Acquainted with the Night

I have been one acquainted with the night.
I have walked out in rain -- and back in rain.
I have outwalked the furthest city light.

I have looked down the saddest city lane.
I have passed by the watchman on his beat
And dropped my eyes, unwilling to explain.

I have stood still and stopped the sound of feet
When far away an interrupted cry
Came over houses from another street,

But not to call me back or say good-bye;
And further still at an unearthly height,
A luminary clock against the sky

Proclaimed the time was neither wrong nor right.
I have been one acquainted with the night.
You can read another example in Percy Bysshe Shelley's poem, Ode to the West Wind.

So, what kind of terza rima will you write? Please share a link to your poem or the poem itself in the comments.

Monday, July 01, 2013

Monday Poetry Stretch - List Poem

I could list all the reasons why I've been absent, but thought a poem would be better.

Why Poems (and Blog Posts) Aren't Written

The end of school
beginning of summer
laundry needs folding
house needs cleaning
mind and body never in the same place at the same time
sleepless nights
pens out of ink
pencil points broken
computers crashed
inspiration flown the coop

In all honesty, my mom was in the hospital for three months and the travel and worry made it really hard to be present anywhere.
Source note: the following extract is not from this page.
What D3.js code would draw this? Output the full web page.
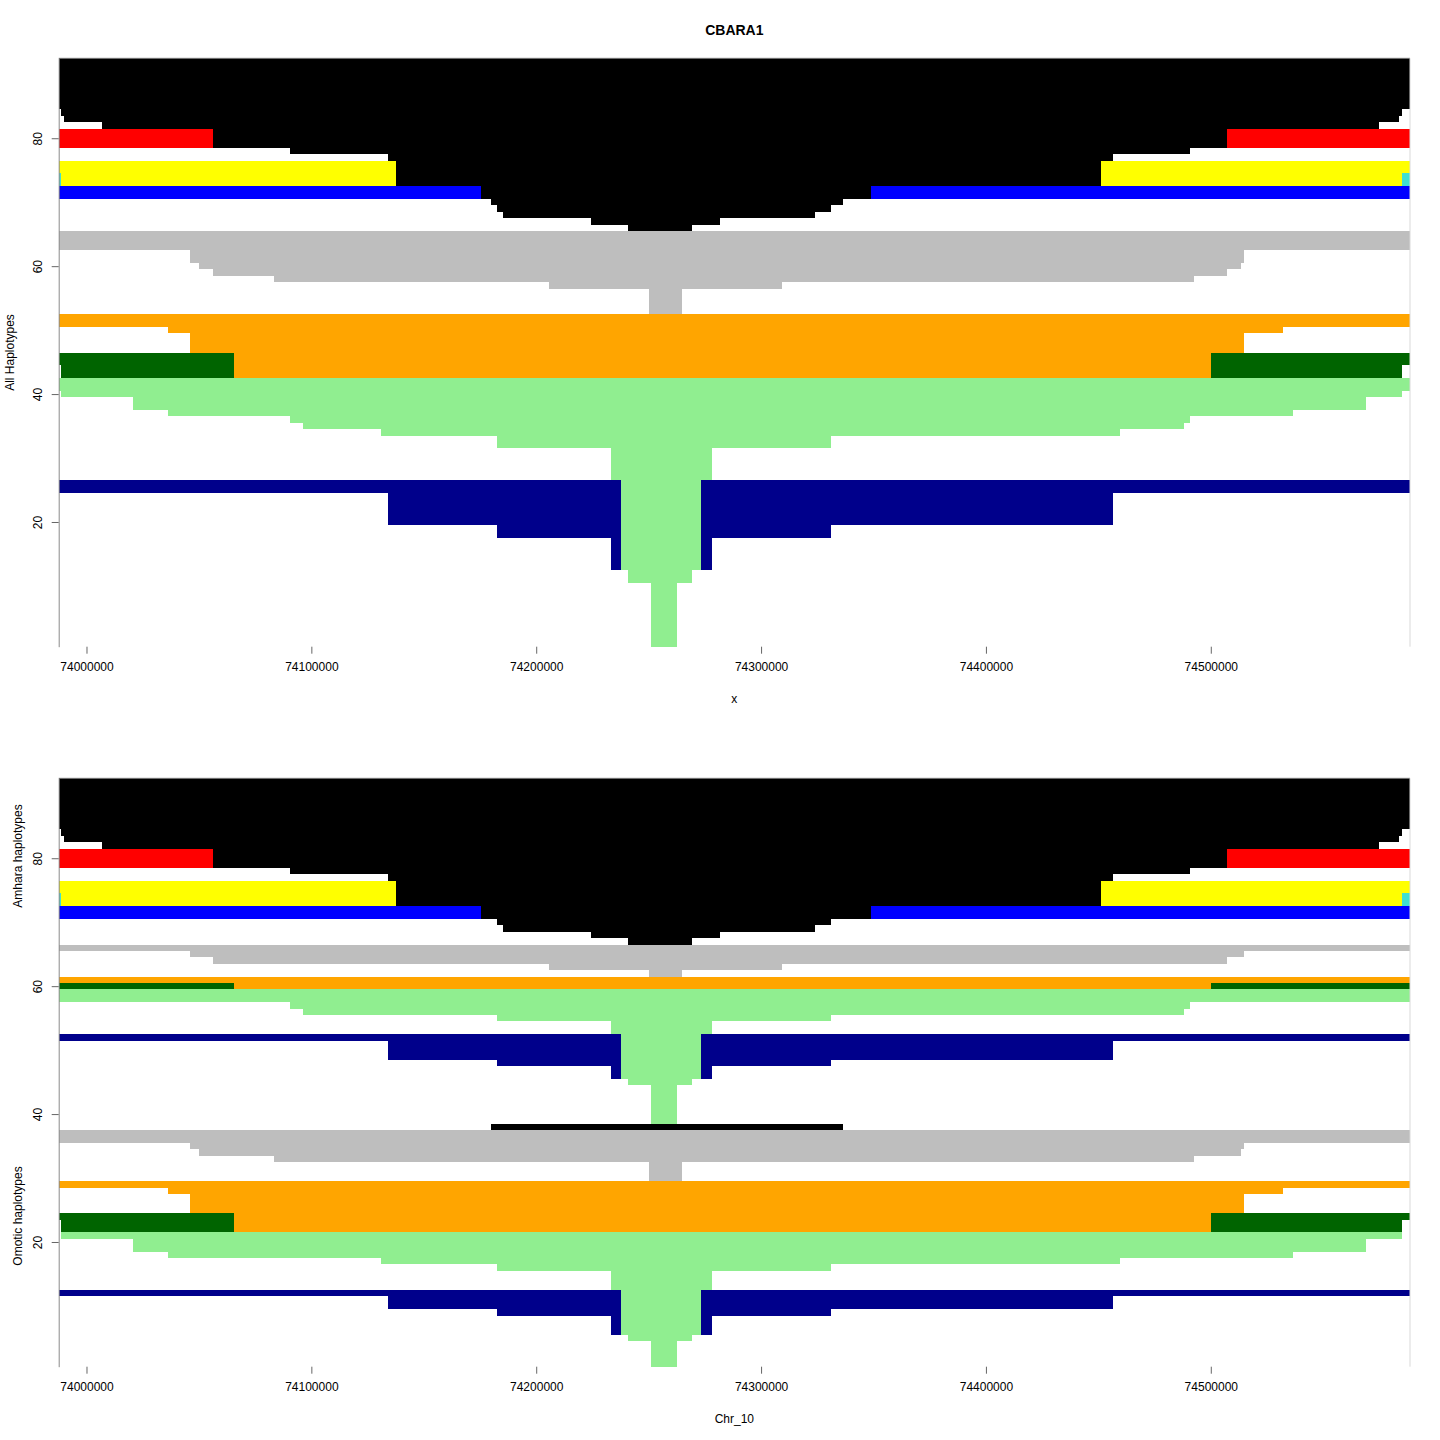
<!DOCTYPE html>
<html>
<head>
<meta charset="utf-8">
<script src="https://cdn.jsdelivr.net/npm/d3@7"></script>
<style>
  body { margin: 0; background: #fff; }
  svg text { font-family: "Liberation Sans", Arial, sans-serif; fill: #000; }
</style>
</head>
<body>
<div id="chart"></div>
<script>
// chromosome 10 window (bp) and axis ticks
var xMin = 73987640, xMax = 74588590;
var xTicks = [74000000, 74100000, 74200000, 74300000, 74400000, 74500000];
var yTicks = [20, 40, 60, 80];
var nRows = 92;

// cluster names -> R colours
var clusters = ["black", "red", "yellow", "cyan", "blue", "gray", "orange", "dgreen", "lgreen", "navy"];
var clusterColours = ["#000000", "#FF0000", "#FFFF00", "#40E0D0", "#0000FF", "#BEBEBE", "#FFA500", "#006400", "#90EE90", "#00008B"];

// [first row, last row, start bp, end bp, cluster]  (drawn in this order)
var allRows = [
  [85, 92, 73987640, 74588590, "black"],
  [84, 84, 73988660, 74585250, "black"],
  [83, 83, 73990000, 74583610, "black"],
  [82, 82, 74006890, 74574800, "black"],
  [79, 81, 73987640, 74588590, "red"],
  [79, 81, 74056260, 74507200, "black"],
  [78, 78, 74090500, 74490750, "black"],
  [77, 77, 74134080, 74456500, "black"],
  [73, 76, 73987640, 74588590, "yellow"],
  [73, 74, 73987640, 73988660, "cyan"],
  [73, 74, 74585250, 74588590, "cyan"],
  [73, 76, 74137640, 74451080, "black"],
  [71, 72, 73987640, 74588590, "blue"],
  [71, 72, 74175660, 74348880, "black"],
  [70, 70, 74179800, 74336430, "black"],
  [69, 69, 74182560, 74331050, "black"],
  [68, 68, 74185230, 74323980, "black"],
  [67, 67, 74224360, 74281730, "black"],
  [66, 66, 74240820, 74269280, "black"],
  [63, 65, 73987640, 74588590, "gray"],
  [61, 62, 74046030, 74514760, "gray"],
  [60, 60, 74050030, 74513430, "gray"],
  [59, 59, 74056260, 74507200, "gray"],
  [58, 58, 74083390, 74492530, "gray"],
  [57, 57, 74205680, 74309300, "gray"],
  [53, 56, 74250160, 74264830, "gray"],
  [51, 52, 73987640, 74588590, "orange"],
  [50, 50, 74036200, 74532110, "orange"],
  [47, 49, 74046030, 74514760, "orange"],
  [45, 46, 73987640, 74588590, "dgreen"],
  [43, 44, 73988660, 74585250, "dgreen"],
  [43, 46, 74065600, 74500090, "orange"],
  [41, 42, 73987640, 74588590, "lgreen"],
  [40, 40, 73988660, 74585250, "lgreen"],
  [38, 39, 74020680, 74568890, "lgreen"],
  [37, 37, 74036200, 74536420, "lgreen"],
  [36, 36, 74090500, 74490750, "lgreen"],
  [35, 35, 74096280, 74488080, "lgreen"],
  [34, 34, 74130970, 74459620, "lgreen"],
  [32, 33, 74182560, 74331050, "lgreen"],
  [27, 31, 74233260, 74278170, "lgreen"],
  [25, 26, 73987640, 74588590, "navy"],
  [20, 24, 74134080, 74456500, "navy"],
  [18, 19, 74182560, 74331050, "navy"],
  [13, 17, 74233260, 74278170, "navy"],
  [13, 26, 74237610, 74273280, "lgreen"],
  [11, 12, 74240820, 74269280, "lgreen"],
  [1, 10, 74251040, 74262520, "lgreen"]
];

// Amhara haplotypes, rows 39-92 of the lower panel
var amharaRows = [
  [85, 92, 73987640, 74588590, "black"],
  [84, 84, 73988660, 74585250, "black"],
  [83, 83, 73990000, 74583610, "black"],
  [82, 82, 74006890, 74574800, "black"],
  [79, 81, 73987640, 74588590, "red"],
  [79, 81, 74056260, 74507200, "black"],
  [78, 78, 74090500, 74490750, "black"],
  [77, 77, 74134080, 74456500, "black"],
  [73, 76, 73987640, 74588590, "yellow"],
  [73, 74, 73987640, 73988660, "cyan"],
  [73, 74, 74585250, 74588590, "cyan"],
  [73, 76, 74137640, 74451080, "black"],
  [71, 72, 73987640, 74588590, "blue"],
  [71, 72, 74175660, 74348880, "black"],
  [70, 70, 74182560, 74331050, "black"],
  [69, 69, 74185230, 74323980, "black"],
  [68, 68, 74224360, 74281730, "black"],
  [67, 67, 74240820, 74269280, "black"],
  [66, 66, 73987640, 74588590, "gray"],
  [65, 65, 74046030, 74514760, "gray"],
  [64, 64, 74056260, 74507200, "gray"],
  [63, 63, 74205680, 74309300, "gray"],
  [62, 62, 74250160, 74264830, "gray"],
  [61, 61, 73987640, 74588590, "orange"],
  [60, 60, 73987640, 74588590, "dgreen"],
  [60, 60, 74065600, 74500090, "orange"],
  [58, 59, 73987640, 74588590, "lgreen"],
  [57, 57, 74090500, 74490750, "lgreen"],
  [56, 56, 74096280, 74488080, "lgreen"],
  [55, 55, 74182560, 74331050, "lgreen"],
  [53, 54, 74233260, 74278170, "lgreen"],
  [52, 52, 73987640, 74588590, "navy"],
  [49, 51, 74134080, 74456500, "navy"],
  [48, 48, 74182560, 74331050, "navy"],
  [46, 47, 74233260, 74278170, "navy"],
  [46, 52, 74237610, 74273280, "lgreen"],
  [45, 45, 74240820, 74269280, "lgreen"],
  [39, 44, 74251040, 74262520, "lgreen"]
];

// Omotic haplotypes, rows 1-38 of the lower panel
var omoticRows = [
  [38, 38, 74179800, 74336430, "black"],
  [36, 37, 73987640, 74588590, "gray"],
  [35, 35, 74046030, 74514760, "gray"],
  [34, 34, 74050030, 74513430, "gray"],
  [33, 33, 74083390, 74492530, "gray"],
  [30, 32, 74250160, 74264830, "gray"],
  [29, 29, 73987640, 74588590, "orange"],
  [28, 28, 74036200, 74532110, "orange"],
  [25, 27, 74046030, 74514760, "orange"],
  [24, 24, 73987640, 74588590, "dgreen"],
  [22, 23, 73988660, 74585250, "dgreen"],
  [22, 24, 74065600, 74500090, "orange"],
  [21, 21, 73988660, 74585250, "lgreen"],
  [19, 20, 74020680, 74568890, "lgreen"],
  [18, 18, 74036200, 74536420, "lgreen"],
  [17, 17, 74130970, 74459620, "lgreen"],
  [16, 16, 74182560, 74331050, "lgreen"],
  [13, 15, 74233260, 74278170, "lgreen"],
  [12, 12, 73987640, 74588590, "navy"],
  [10, 11, 74134080, 74456500, "navy"],
  [9, 9, 74182560, 74331050, "navy"],
  [6, 8, 74233260, 74278170, "navy"],
  [6, 12, 74237610, 74273280, "lgreen"],
  [5, 5, 74240820, 74269280, "lgreen"],
  [1, 4, 74251040, 74262520, "lgreen"]
];

var svgWidth = 1440;
var svgHeight = 1440;
var plotLeft = 58.7, plotRight = 1410;
var panelHeight = 588.4;

var svg = d3.select("#chart")
  .append("svg")
  .attr("width", svgWidth)
  .attr("height", svgHeight);

var colour = d3.scaleOrdinal().domain(clusters).range(clusterColours);

var xScale = d3.scaleLinear()
  .domain([xMin, xMax])
  .range([plotLeft, plotRight]);

// one panel: rows, axes and the frame lines
function drawPanel(top, rows, xlab) {
  var yScale = d3.scaleLinear()
    .domain([0.5, nRows + 0.5])
    .range([top + panelHeight, top]);

  var g = svg.append("g");

  g.append("g")
    .selectAll("rect")
    .data(rows)
    .enter()
    .append("rect")
    .attr("x", d => xScale(d[2]))
    .attr("width", d => xScale(d[3]) - xScale(d[2]))
    .attr("y", d => yScale(d[1] + 0.5))
    .attr("height", d => yScale(d[0] - 0.5) - yScale(d[1] + 0.5))
    .attr("fill", d => colour(d[4]))
    .attr("shape-rendering", "crispEdges");

  // frame: grey top, light grey right
  g.append("line")
    .attr("x1", plotLeft).attr("x2", plotRight)
    .attr("y1", top).attr("y2", top)
    .attr("stroke", "#8a8a8a");
  g.append("line")
    .attr("x1", plotRight).attr("x2", plotRight)
    .attr("y1", top).attr("y2", top + panelHeight)
    .attr("stroke", "#d9d9d9");

  var leftAxis = d3.axisLeft(yScale).tickValues(yTicks).tickSize(7).tickSizeOuter(0);
  var ay = g.append("g")
    .attr("transform", `translate(${plotLeft}, 0)`)
    .call(leftAxis);
  ay.select(".domain").attr("stroke", "#8a8a8a");
  ay.selectAll(".tick line").attr("stroke", "#666");
  // R style: labels turned parallel to the axis
  ay.selectAll(".tick text")
    .attr("font-size", 12)
    .attr("x", null)
    .attr("dy", "0.35em")
    .attr("transform", "translate(-21, 0) rotate(-90)")
    .style("text-anchor", "middle");

  var bottomAxis = d3.axisBottom(xScale).tickValues(xTicks).tickFormat(d3.format("d")).tickSize(7).tickPadding(9);
  var ax = g.append("g")
    .attr("transform", `translate(0, ${top + panelHeight})`)
    .call(bottomAxis);
  ax.select(".domain").remove();
  ax.selectAll(".tick line").attr("stroke", "#666");
  ax.selectAll(".tick text").attr("font-size", 12);

  g.append("text")
    .attr("x", (plotLeft + plotRight) / 2)
    .attr("y", top + panelHeight + 56)
    .attr("text-anchor", "middle")
    .attr("font-size", 12)
    .text(xlab);

  return yScale;
}

var topY = 58.3;
var bottomY = 778.3;

drawPanel(topY, allRows, "x");
drawPanel(bottomY, amharaRows.concat(omoticRows), "Chr_10");

svg.append("text")
  .attr("x", (plotLeft + plotRight) / 2)
  .attr("y", 35)
  .attr("text-anchor", "middle")
  .attr("font-size", 14)
  .attr("font-weight", "bold")
  .text("CBARA1");

function yLabel(x, y, label) {
  svg.append("text")
    .attr("transform", `translate(${x}, ${y}) rotate(-90)`)
    .attr("text-anchor", "middle")
    .attr("dy", "0.35em")
    .attr("font-size", 12)
    .text(label);
}

yLabel(10, topY + panelHeight / 2, "All Haplotypes");
yLabel(18, 856, "Amhara haplotypes");
yLabel(18, 1216, "Omotic haplotypes");
</script>
</body>
</html>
She's home now with 24-hour nursing care and a plan in place that says there will be no more hospital visits. I'm having a bit of trouble wrapping my heart and mind around what that means.

In the meantime, I'm teaching summer school and getting on with the business of life. I'm sorry I haven't been here. I have missed you and missed blogging. I hope you'll join me this week and write a list poem. I'm going to keep going and see if I can't write something a bit more inspirational.